▶ EXERCISE GOAL
Transcribe the entries exactly; images are not part of the copy.

Code that draws figures
• • • • • • •

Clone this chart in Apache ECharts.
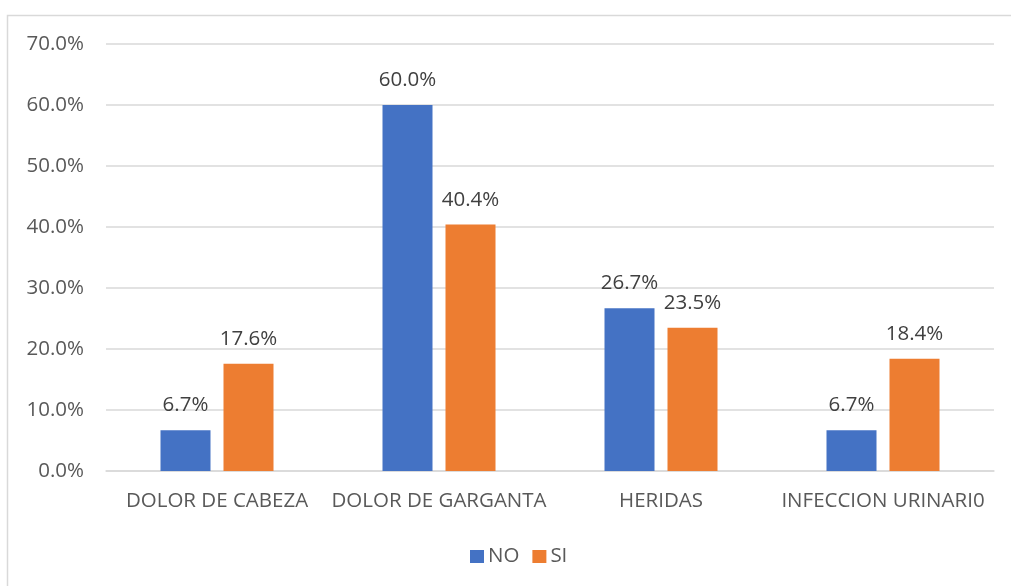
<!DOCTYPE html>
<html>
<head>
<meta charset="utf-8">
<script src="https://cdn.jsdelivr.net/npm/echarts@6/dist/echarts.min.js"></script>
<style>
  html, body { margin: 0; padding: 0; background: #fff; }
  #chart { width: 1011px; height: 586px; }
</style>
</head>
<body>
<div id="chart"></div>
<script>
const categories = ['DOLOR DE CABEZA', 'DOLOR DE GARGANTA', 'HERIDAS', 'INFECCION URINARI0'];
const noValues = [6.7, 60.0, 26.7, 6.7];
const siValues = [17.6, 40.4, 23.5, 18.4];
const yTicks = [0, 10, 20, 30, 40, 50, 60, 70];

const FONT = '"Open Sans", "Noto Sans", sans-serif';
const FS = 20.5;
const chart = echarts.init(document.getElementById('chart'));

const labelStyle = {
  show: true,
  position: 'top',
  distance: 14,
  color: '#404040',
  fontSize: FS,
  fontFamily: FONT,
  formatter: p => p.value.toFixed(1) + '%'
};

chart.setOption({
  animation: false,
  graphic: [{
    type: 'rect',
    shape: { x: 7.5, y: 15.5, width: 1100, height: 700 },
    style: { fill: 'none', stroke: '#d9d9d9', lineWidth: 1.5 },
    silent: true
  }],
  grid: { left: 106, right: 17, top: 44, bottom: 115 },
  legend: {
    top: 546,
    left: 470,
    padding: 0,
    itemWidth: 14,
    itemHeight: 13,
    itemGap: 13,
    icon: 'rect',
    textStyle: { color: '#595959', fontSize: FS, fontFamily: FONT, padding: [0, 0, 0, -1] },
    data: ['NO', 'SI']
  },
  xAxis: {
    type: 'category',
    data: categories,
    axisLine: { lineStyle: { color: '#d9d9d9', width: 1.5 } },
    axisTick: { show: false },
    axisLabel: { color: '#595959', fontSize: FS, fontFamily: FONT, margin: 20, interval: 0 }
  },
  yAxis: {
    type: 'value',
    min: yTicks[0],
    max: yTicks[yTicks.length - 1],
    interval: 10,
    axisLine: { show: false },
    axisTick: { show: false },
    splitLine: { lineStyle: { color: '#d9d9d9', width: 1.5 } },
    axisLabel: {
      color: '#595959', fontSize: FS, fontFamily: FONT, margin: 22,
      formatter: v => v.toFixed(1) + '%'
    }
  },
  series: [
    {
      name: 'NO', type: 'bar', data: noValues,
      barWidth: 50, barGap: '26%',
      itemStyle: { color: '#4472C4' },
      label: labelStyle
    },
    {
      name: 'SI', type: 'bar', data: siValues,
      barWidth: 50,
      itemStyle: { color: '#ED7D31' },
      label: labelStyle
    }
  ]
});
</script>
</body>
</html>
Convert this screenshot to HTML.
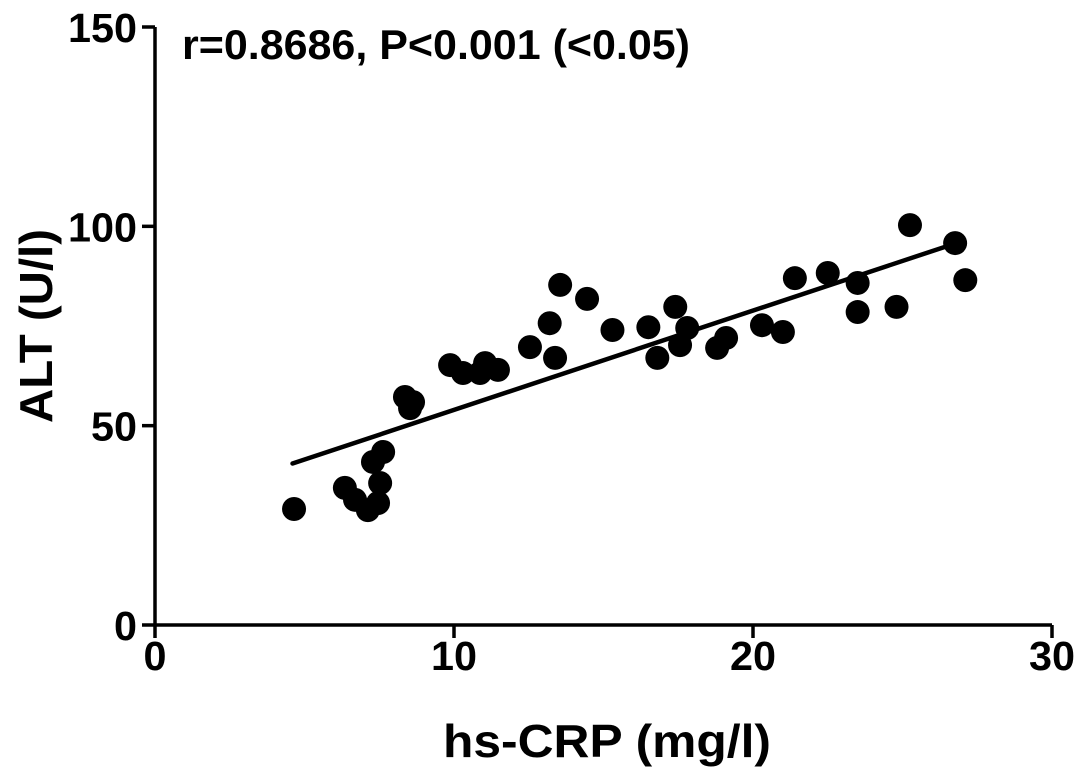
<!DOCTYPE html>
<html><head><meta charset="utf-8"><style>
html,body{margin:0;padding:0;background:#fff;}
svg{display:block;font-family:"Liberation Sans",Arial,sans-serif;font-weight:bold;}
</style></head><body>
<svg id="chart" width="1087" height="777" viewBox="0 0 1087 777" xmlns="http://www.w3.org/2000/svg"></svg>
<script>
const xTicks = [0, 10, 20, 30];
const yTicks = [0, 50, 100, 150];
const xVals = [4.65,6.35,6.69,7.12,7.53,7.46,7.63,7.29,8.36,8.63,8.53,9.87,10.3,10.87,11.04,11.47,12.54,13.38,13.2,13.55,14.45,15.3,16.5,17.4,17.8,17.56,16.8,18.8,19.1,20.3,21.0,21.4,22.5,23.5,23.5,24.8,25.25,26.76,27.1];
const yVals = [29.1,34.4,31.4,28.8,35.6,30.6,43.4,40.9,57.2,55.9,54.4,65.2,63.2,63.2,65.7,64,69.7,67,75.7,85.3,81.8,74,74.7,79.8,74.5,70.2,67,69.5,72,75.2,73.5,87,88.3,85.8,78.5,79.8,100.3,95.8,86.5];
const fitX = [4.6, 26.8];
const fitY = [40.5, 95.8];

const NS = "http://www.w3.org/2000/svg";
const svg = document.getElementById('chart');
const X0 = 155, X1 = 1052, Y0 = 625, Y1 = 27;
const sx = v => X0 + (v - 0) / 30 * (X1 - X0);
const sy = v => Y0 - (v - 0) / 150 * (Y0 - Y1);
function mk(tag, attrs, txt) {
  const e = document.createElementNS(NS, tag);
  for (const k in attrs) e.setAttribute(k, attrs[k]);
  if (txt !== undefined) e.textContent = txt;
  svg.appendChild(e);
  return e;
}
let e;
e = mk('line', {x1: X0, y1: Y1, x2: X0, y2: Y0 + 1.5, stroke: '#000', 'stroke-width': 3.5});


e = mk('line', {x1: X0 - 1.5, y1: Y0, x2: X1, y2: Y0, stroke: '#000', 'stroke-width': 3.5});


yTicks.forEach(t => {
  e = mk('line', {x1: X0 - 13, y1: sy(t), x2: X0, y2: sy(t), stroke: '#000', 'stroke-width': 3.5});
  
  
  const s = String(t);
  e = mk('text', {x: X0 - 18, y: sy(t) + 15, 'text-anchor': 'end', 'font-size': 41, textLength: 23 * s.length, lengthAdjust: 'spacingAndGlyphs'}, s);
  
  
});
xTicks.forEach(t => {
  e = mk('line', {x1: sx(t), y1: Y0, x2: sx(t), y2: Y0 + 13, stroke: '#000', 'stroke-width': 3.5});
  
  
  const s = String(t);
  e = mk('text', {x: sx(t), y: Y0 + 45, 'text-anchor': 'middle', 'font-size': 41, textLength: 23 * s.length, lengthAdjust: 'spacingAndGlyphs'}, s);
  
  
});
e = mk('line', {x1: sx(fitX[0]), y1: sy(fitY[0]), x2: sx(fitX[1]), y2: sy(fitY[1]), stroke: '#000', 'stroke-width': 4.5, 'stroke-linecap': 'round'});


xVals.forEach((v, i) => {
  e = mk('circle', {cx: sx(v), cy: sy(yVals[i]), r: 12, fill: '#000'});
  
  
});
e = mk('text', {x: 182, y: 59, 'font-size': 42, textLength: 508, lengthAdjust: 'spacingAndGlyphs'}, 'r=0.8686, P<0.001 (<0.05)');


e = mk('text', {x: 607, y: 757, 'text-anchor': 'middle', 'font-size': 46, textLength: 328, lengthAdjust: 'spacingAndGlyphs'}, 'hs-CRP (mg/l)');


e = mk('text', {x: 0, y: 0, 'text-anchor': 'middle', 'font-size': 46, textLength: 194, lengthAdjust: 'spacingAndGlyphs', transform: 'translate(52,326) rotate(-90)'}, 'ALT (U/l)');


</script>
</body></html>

• • • • • • •

▶ EXERCISE OUTPUT
Clone this chart in Apache ECharts.
<!DOCTYPE html>
<html>
<head>
<meta charset="utf-8">
<script src="https://cdn.jsdelivr.net/npm/echarts@6/dist/echarts.min.js"></script>
<style>
  html, body { margin: 0; padding: 0; background: #fff; }
  #chart { width: 1011px; height: 586px; }
</style>
</head>
<body>
<div id="chart"></div>
<script>
const categories = ['DOLOR DE CABEZA', 'DOLOR DE GARGANTA', 'HERIDAS', 'INFECCION URINARI0'];
const noValues = [6.7, 60.0, 26.7, 6.7];
const siValues = [17.6, 40.4, 23.5, 18.4];
const yTicks = [0, 10, 20, 30, 40, 50, 60, 70];

const FONT = '"Open Sans", "Noto Sans", sans-serif';
const FS = 20.5;
const chart = echarts.init(document.getElementById('chart'));

const labelStyle = {
  show: true,
  position: 'top',
  distance: 14,
  color: '#404040',
  fontSize: FS,
  fontFamily: FONT,
  formatter: p => p.value.toFixed(1) + '%'
};

chart.setOption({
  animation: false,
  graphic: [{
    type: 'rect',
    shape: { x: 7.5, y: 15.5, width: 1100, height: 700 },
    style: { fill: 'none', stroke: '#d9d9d9', lineWidth: 1.5 },
    silent: true
  }],
  grid: { left: 106, right: 17, top: 44, bottom: 115 },
  legend: {
    top: 546,
    left: 470,
    padding: 0,
    itemWidth: 14,
    itemHeight: 13,
    itemGap: 13,
    icon: 'rect',
    textStyle: { color: '#595959', fontSize: FS, fontFamily: FONT, padding: [0, 0, 0, -1] },
    data: ['NO', 'SI']
  },
  xAxis: {
    type: 'category',
    data: categories,
    axisLine: { lineStyle: { color: '#d9d9d9', width: 1.5 } },
    axisTick: { show: false },
    axisLabel: { color: '#595959', fontSize: FS, fontFamily: FONT, margin: 20, interval: 0 }
  },
  yAxis: {
    type: 'value',
    min: yTicks[0],
    max: yTicks[yTicks.length - 1],
    interval: 10,
    axisLine: { show: false },
    axisTick: { show: false },
    splitLine: { lineStyle: { color: '#d9d9d9', width: 1.5 } },
    axisLabel: {
      color: '#595959', fontSize: FS, fontFamily: FONT, margin: 22,
      formatter: v => v.toFixed(1) + '%'
    }
  },
  series: [
    {
      name: 'NO', type: 'bar', data: noValues,
      barWidth: 50, barGap: '26%',
      itemStyle: { color: '#4472C4' },
      label: labelStyle
    },
    {
      name: 'SI', type: 'bar', data: siValues,
      barWidth: 50,
      itemStyle: { color: '#ED7D31' },
      label: labelStyle
    }
  ]
});
</script>
</body>
</html>
Convert this screenshot to HTML.
<!DOCTYPE html>
<html><head><meta charset="utf-8"><style>
html,body{margin:0;padding:0;background:#fff;}
svg{display:block;font-family:"Liberation Sans",Arial,sans-serif;font-weight:bold;}
</style></head><body>
<svg id="chart" width="1087" height="777" viewBox="0 0 1087 777" xmlns="http://www.w3.org/2000/svg"></svg>
<script>
const xTicks = [0, 10, 20, 30];
const yTicks = [0, 50, 100, 150];
const xVals = [4.65,6.35,6.69,7.12,7.53,7.46,7.63,7.29,8.36,8.63,8.53,9.87,10.3,10.87,11.04,11.47,12.54,13.38,13.2,13.55,14.45,15.3,16.5,17.4,17.8,17.56,16.8,18.8,19.1,20.3,21.0,21.4,22.5,23.5,23.5,24.8,25.25,26.76,27.1];
const yVals = [29.1,34.4,31.4,28.8,35.6,30.6,43.4,40.9,57.2,55.9,54.4,65.2,63.2,63.2,65.7,64,69.7,67,75.7,85.3,81.8,74,74.7,79.8,74.5,70.2,67,69.5,72,75.2,73.5,87,88.3,85.8,78.5,79.8,100.3,95.8,86.5];
const fitX = [4.6, 26.8];
const fitY = [40.5, 95.8];

const NS = "http://www.w3.org/2000/svg";
const svg = document.getElementById('chart');
const X0 = 155, X1 = 1052, Y0 = 625, Y1 = 27;
const sx = v => X0 + (v - 0) / 30 * (X1 - X0);
const sy = v => Y0 - (v - 0) / 150 * (Y0 - Y1);
function mk(tag, attrs, txt) {
  const e = document.createElementNS(NS, tag);
  for (const k in attrs) e.setAttribute(k, attrs[k]);
  if (txt !== undefined) e.textContent = txt;
  svg.appendChild(e);
  return e;
}
let e;
e = mk('line', {x1: X0, y1: Y1, x2: X0, y2: Y0 + 1.5, stroke: '#000', 'stroke-width': 3.5});


e = mk('line', {x1: X0 - 1.5, y1: Y0, x2: X1, y2: Y0, stroke: '#000', 'stroke-width': 3.5});


yTicks.forEach(t => {
  e = mk('line', {x1: X0 - 13, y1: sy(t), x2: X0, y2: sy(t), stroke: '#000', 'stroke-width': 3.5});
  
  
  const s = String(t);
  e = mk('text', {x: X0 - 18, y: sy(t) + 15, 'text-anchor': 'end', 'font-size': 41, textLength: 23 * s.length, lengthAdjust: 'spacingAndGlyphs'}, s);
  
  
});
xTicks.forEach(t => {
  e = mk('line', {x1: sx(t), y1: Y0, x2: sx(t), y2: Y0 + 13, stroke: '#000', 'stroke-width': 3.5});
  
  
  const s = String(t);
  e = mk('text', {x: sx(t), y: Y0 + 45, 'text-anchor': 'middle', 'font-size': 41, textLength: 23 * s.length, lengthAdjust: 'spacingAndGlyphs'}, s);
  
  
});
e = mk('line', {x1: sx(fitX[0]), y1: sy(fitY[0]), x2: sx(fitX[1]), y2: sy(fitY[1]), stroke: '#000', 'stroke-width': 4.5, 'stroke-linecap': 'round'});


xVals.forEach((v, i) => {
  e = mk('circle', {cx: sx(v), cy: sy(yVals[i]), r: 12, fill: '#000'});
  
  
});
e = mk('text', {x: 182, y: 59, 'font-size': 42, textLength: 508, lengthAdjust: 'spacingAndGlyphs'}, 'r=0.8686, P<0.001 (<0.05)');


e = mk('text', {x: 607, y: 757, 'text-anchor': 'middle', 'font-size': 46, textLength: 328, lengthAdjust: 'spacingAndGlyphs'}, 'hs-CRP (mg/l)');


e = mk('text', {x: 0, y: 0, 'text-anchor': 'middle', 'font-size': 46, textLength: 194, lengthAdjust: 'spacingAndGlyphs', transform: 'translate(52,326) rotate(-90)'}, 'ALT (U/l)');


</script>
</body></html>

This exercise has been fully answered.